In my review of Teen Wolf earlier today, I referred to the characters from the show as stereotypical.  Lest anyone think that I am speaking disparingly of the show, let me assure you that I am not.  In the beginning of any television series, I expect and applaud the use of stereotypes, archetypes, or formulas.  Some people may wonder why.  My reasoning is simple.  By using formulas and easily recognizable character types, the writers/creators of a show can get by with a minimum of character related exposition (at first) in favor of setting up the world and the plot.

What I mean by this is relatively simple.  In Teen Wolf, there are some very stereotypical characters: the head cheerleader, the obnoxious bully jock, the best friend, the hero, the mysterious helper, and the love interest.  Whenever we see a character that fits into one of these molds, we are automatically primed to react in a certain way.  We don't need long explanations of their motives for doing what they do because we already know them.  These cues give the writers more of a chance to set up the world first and then come back and give us information about the characters as we go along.  Sure, they are still going to give us a certain amount of character exposition as needed to give the characters basic background, but they don't need to dwell on it as they would need to otherwise.  And given that most TV shows are limited to 40-43 minutes per show, even saving a little bit of time in this manner can be extremely helpful.

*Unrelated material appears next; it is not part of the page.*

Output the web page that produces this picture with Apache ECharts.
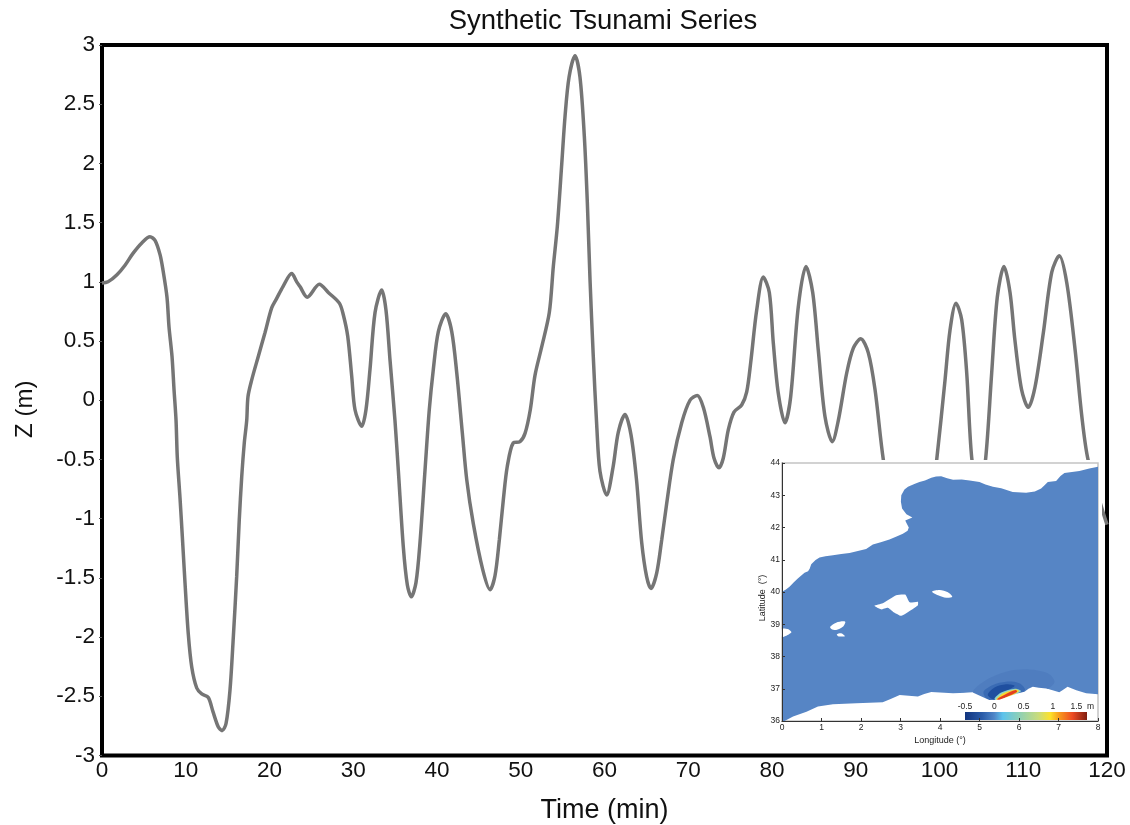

I do want to emphasize a point I made quickly before.  The stereotypical character can hold up for a brief period of time, but if the character is going to become more than a hollow shell, the writers do need to fill in the blanks within 2-3 episodes for major characters and 5-6 episodes for supporting ones.  The exception is the hero, who pretty much needs to be filled in right away so that the audience is invested in the character emotionally.

Ok, just wanted to say that and now I am back to work.  Enjoy your day!